__Your goal__
Write out every line of the material as it stands, apart from the pictures.

__Supplied information__
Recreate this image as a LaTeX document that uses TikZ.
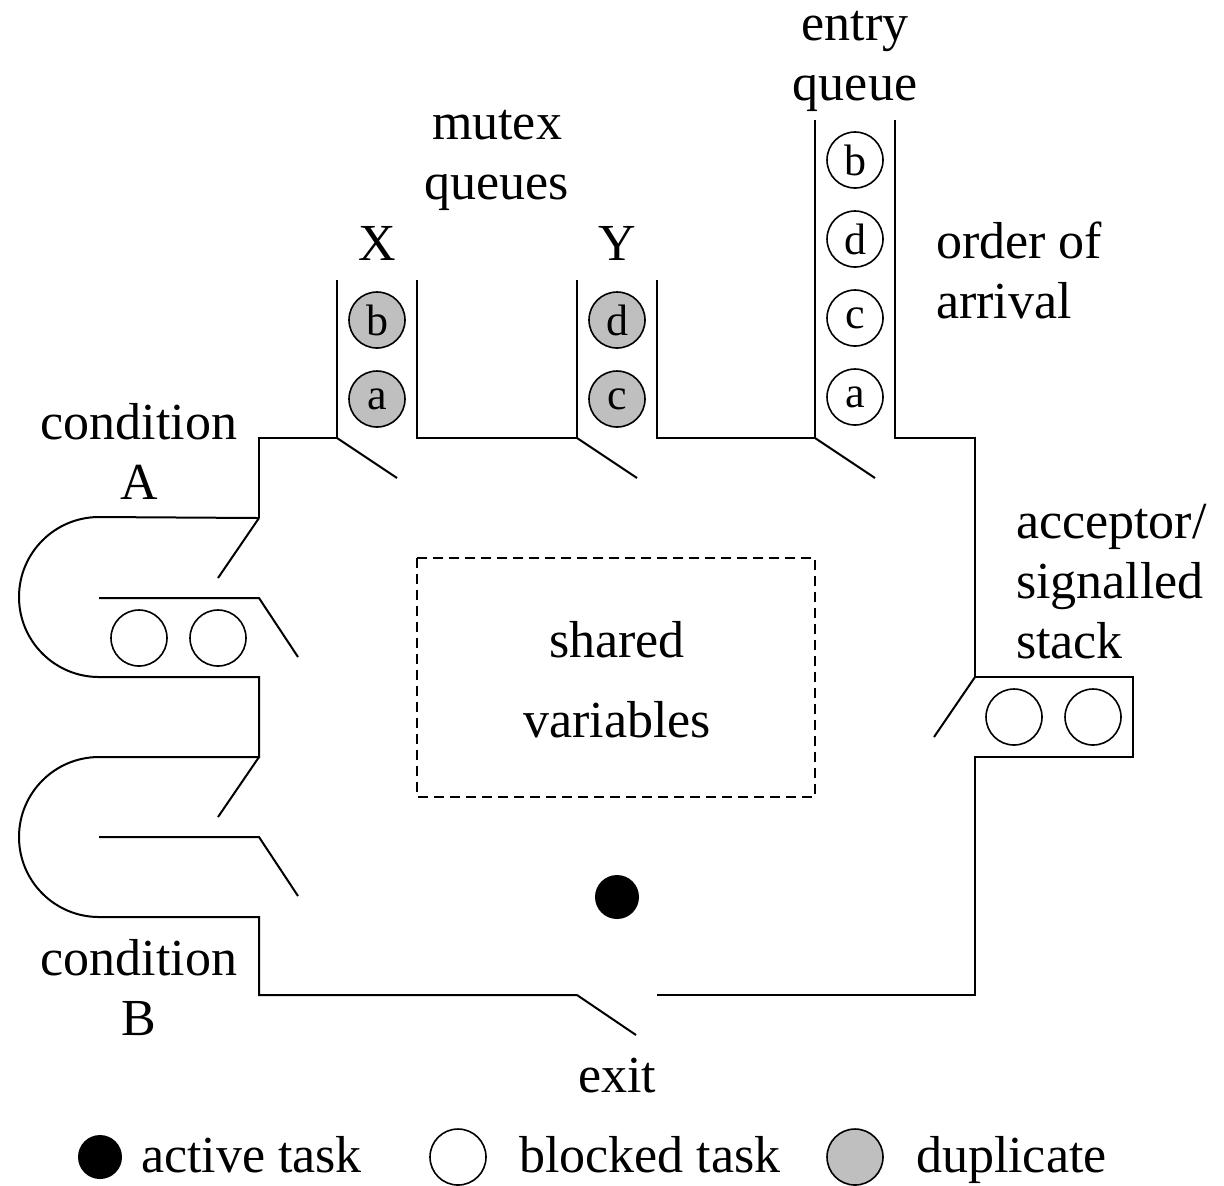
\documentclass[tikz,border=0pt]{standalone}
\usepackage{fontspec}
\setmainfont{Liberation Serif}
\usetikzlibrary{positioning}

\tikzset{
  task/.style={circle, draw, line width=0.8pt, minimum size=28pt, inner sep=0pt,
    font=\fontsize{22}{22}\selectfont},
  dup/.style={task, fill=black!25},
  active/.style={circle, fill=black, minimum size=22pt, inner sep=0pt},
  lbl/.style={font=\fontsize{26}{30}\selectfont, align=center, inner sep=0pt},
  lblw/.style={lbl, align=left, anchor=base west},
}

\begin{document}
\begin{tikzpicture}[x=0.5pt, y=-0.5pt, line width=1pt]
\useasboundingbox (0,0) rectangle (1224,1185);

% walls of the monitor
\draw (259,518) -- (259,438) -- (337,438) -- (337,280);
\draw (417,280) -- (417,438) -- (577,438) -- (577,280);
\draw (657,280) -- (657,438) -- (815,438) -- (815,120);
\draw (895,120) -- (895,438) -- (975,438) -- (975,677) -- (1133,677)
  -- (1133,757) -- (975,757) -- (975,995) -- (657,995);
\draw (577,995) -- (259,995) -- (259,917) -- (99,917)
  arc[start angle=90, end angle=270, radius=80] -- (259,757) -- (259,677)
  -- (99,677) arc[start angle=90, end angle=270, radius=80] -- (259,518);
\draw (99,598) -- (259,598) -- (298,657);
\draw (99,837) -- (259,837) -- (298,896);

% doors
\draw (259,518) -- (218,578);
\draw (259,757) -- (218,817);
\foreach \x in {337,577,815} {
  \draw (\x,438) -- ++(60,40);
}
\draw (975,677) -- (934,737);
\draw (577,995) -- (636,1035);

% shared variables
\draw[dashed, dash pattern=on 5pt off 3pt] (417,558) rectangle (815,797);
\node[lbl, anchor=base, font=\fontsize{26}{40}\selectfont] (shared) at (617,737) {shared\\variables};

% queues
\node[dup] (xb) at (377,320) {b};
\node[dup] (xa) at (377,399) {a};
\node[dup] (yd) at (617,320) {d};
\node[dup] (yc) at (617,399) {c};
\foreach \y/\t in {160/b, 239/d, 318/c, 397/a} {
  \node[task] (e\t) at (855,\y) {\t};
}
\foreach \x/\n in {139/1, 218/2} {
  \node[task] (ca\n) at (\x,638) {};
}
\foreach \x/\n in {1014/1, 1093/2} {
  \node[task] (as\n) at (\x,717) {};
}
\node[active] (run) at (617,897) {};

% labels
\node[lbl, anchor=base] (entry) at (855,100) {entry\\queue};
\node[lbl, anchor=base] (mutex) at (497,199) {mutex\\queues};
\node[lbl, anchor=base] (qx) at (377,260) {X};
\node[lbl, anchor=base] (qy) at (617,260) {Y};
\node[lblw] (order) at (935,318) {order of\\arrival};
\node[lbl, anchor=base] (conda) at (139,499) {condition\\A};
\node[lbl, anchor=base] (condb) at (139,1035) {condition\\B};
\node[lblw] (accept) at (1015,658) {acceptor/\\signalled\\stack};
\node[lbl, anchor=base] (exit) at (617,1092) {exit};

% legend
\node[active] (kact) at (100,1157) {};
\node[lblw] (tact) at (140,1172) {active task};
\node[task] (kblk) at (458,1157) {};
\node[lblw] (tblk) at (518,1172) {blocked task};
\node[dup] (kdup) at (855,1157) {};
\node[lblw] (tdup) at (915,1172) {duplicate};
\end{tikzpicture}
\end{document}
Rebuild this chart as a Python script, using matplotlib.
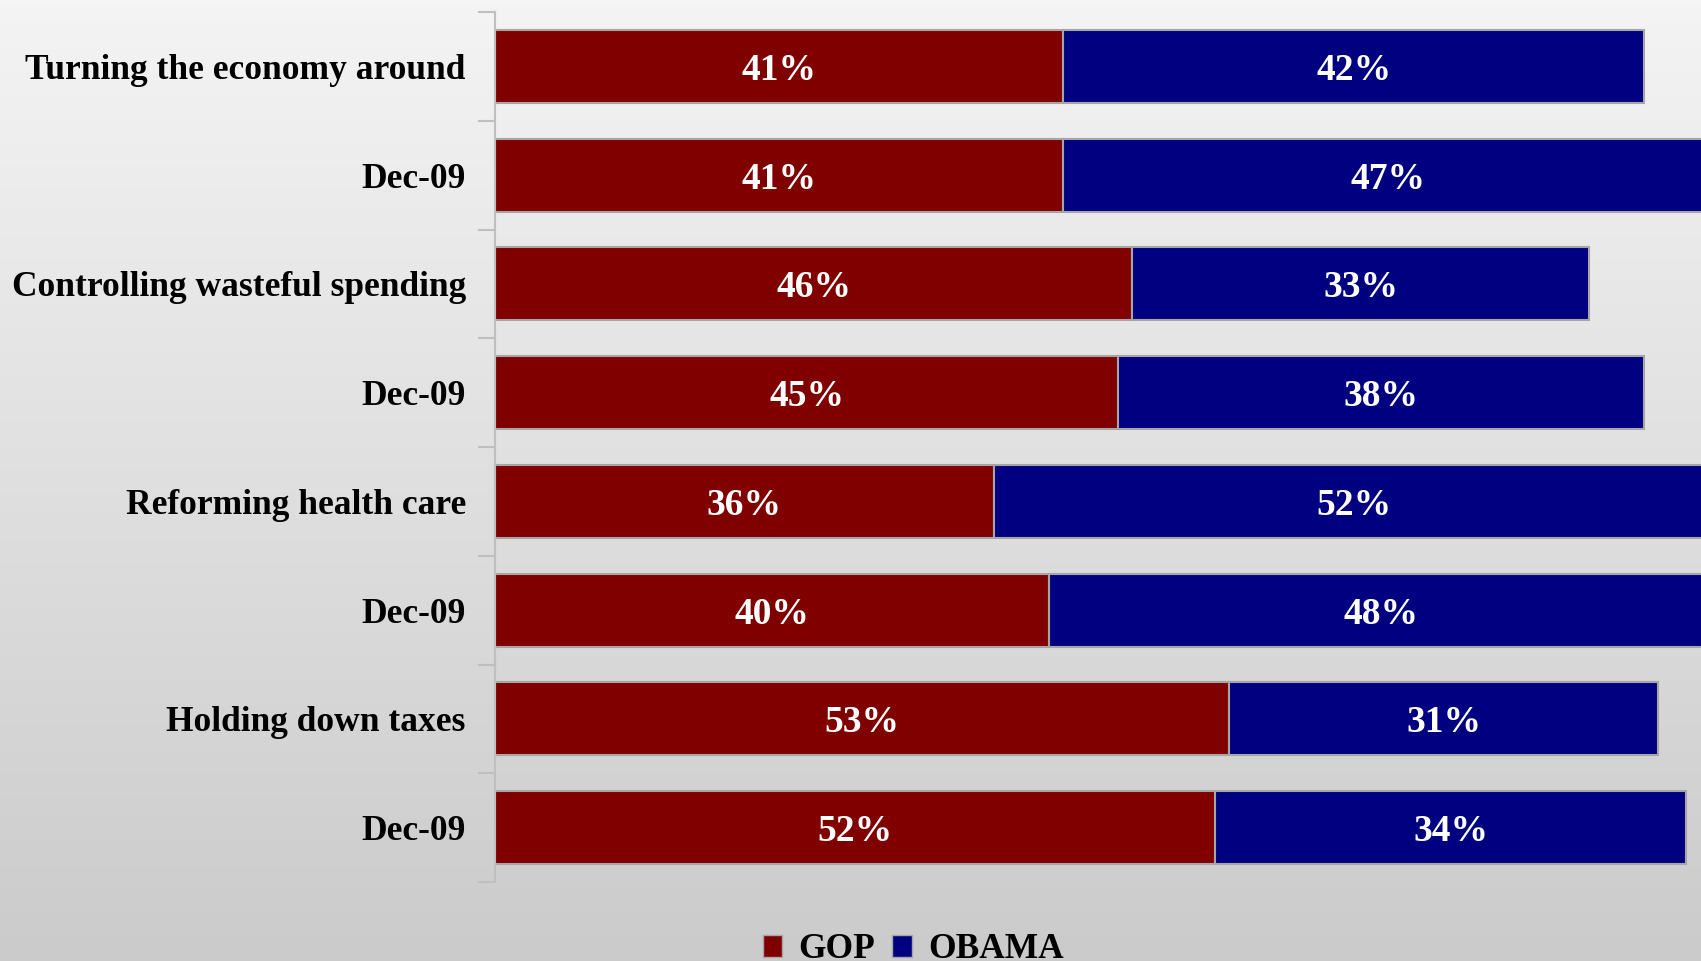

__Task answer__
Recreate this image as a LaTeX document that uses TikZ.
\documentclass[tikz,border=0pt]{standalone}
\usepackage{fontspec}
\setmainfont{Liberation Serif}
\usetikzlibrary{positioning}

\tikzset{
  task/.style={circle, draw, line width=0.8pt, minimum size=28pt, inner sep=0pt,
    font=\fontsize{22}{22}\selectfont},
  dup/.style={task, fill=black!25},
  active/.style={circle, fill=black, minimum size=22pt, inner sep=0pt},
  lbl/.style={font=\fontsize{26}{30}\selectfont, align=center, inner sep=0pt},
  lblw/.style={lbl, align=left, anchor=base west},
}

\begin{document}
\begin{tikzpicture}[x=0.5pt, y=-0.5pt, line width=1pt]
\useasboundingbox (0,0) rectangle (1224,1185);

% walls of the monitor
\draw (259,518) -- (259,438) -- (337,438) -- (337,280);
\draw (417,280) -- (417,438) -- (577,438) -- (577,280);
\draw (657,280) -- (657,438) -- (815,438) -- (815,120);
\draw (895,120) -- (895,438) -- (975,438) -- (975,677) -- (1133,677)
  -- (1133,757) -- (975,757) -- (975,995) -- (657,995);
\draw (577,995) -- (259,995) -- (259,917) -- (99,917)
  arc[start angle=90, end angle=270, radius=80] -- (259,757) -- (259,677)
  -- (99,677) arc[start angle=90, end angle=270, radius=80] -- (259,518);
\draw (99,598) -- (259,598) -- (298,657);
\draw (99,837) -- (259,837) -- (298,896);

% doors
\draw (259,518) -- (218,578);
\draw (259,757) -- (218,817);
\foreach \x in {337,577,815} {
  \draw (\x,438) -- ++(60,40);
}
\draw (975,677) -- (934,737);
\draw (577,995) -- (636,1035);

% shared variables
\draw[dashed, dash pattern=on 5pt off 3pt] (417,558) rectangle (815,797);
\node[lbl, anchor=base, font=\fontsize{26}{40}\selectfont] (shared) at (617,737) {shared\\variables};

% queues
\node[dup] (xb) at (377,320) {b};
\node[dup] (xa) at (377,399) {a};
\node[dup] (yd) at (617,320) {d};
\node[dup] (yc) at (617,399) {c};
\foreach \y/\t in {160/b, 239/d, 318/c, 397/a} {
  \node[task] (e\t) at (855,\y) {\t};
}
\foreach \x/\n in {139/1, 218/2} {
  \node[task] (ca\n) at (\x,638) {};
}
\foreach \x/\n in {1014/1, 1093/2} {
  \node[task] (as\n) at (\x,717) {};
}
\node[active] (run) at (617,897) {};

% labels
\node[lbl, anchor=base] (entry) at (855,100) {entry\\queue};
\node[lbl, anchor=base] (mutex) at (497,199) {mutex\\queues};
\node[lbl, anchor=base] (qx) at (377,260) {X};
\node[lbl, anchor=base] (qy) at (617,260) {Y};
\node[lblw] (order) at (935,318) {order of\\arrival};
\node[lbl, anchor=base] (conda) at (139,499) {condition\\A};
\node[lbl, anchor=base] (condb) at (139,1035) {condition\\B};
\node[lblw] (accept) at (1015,658) {acceptor/\\signalled\\stack};
\node[lbl, anchor=base] (exit) at (617,1092) {exit};

% legend
\node[active] (kact) at (100,1157) {};
\node[lblw] (tact) at (140,1172) {active task};
\node[task] (kblk) at (458,1157) {};
\node[lblw] (tblk) at (518,1172) {blocked task};
\node[dup] (kdup) at (855,1157) {};
\node[lblw] (tdup) at (915,1172) {duplicate};
\end{tikzpicture}
\end{document}
Rebuild this chart as a Python script, using matplotlib.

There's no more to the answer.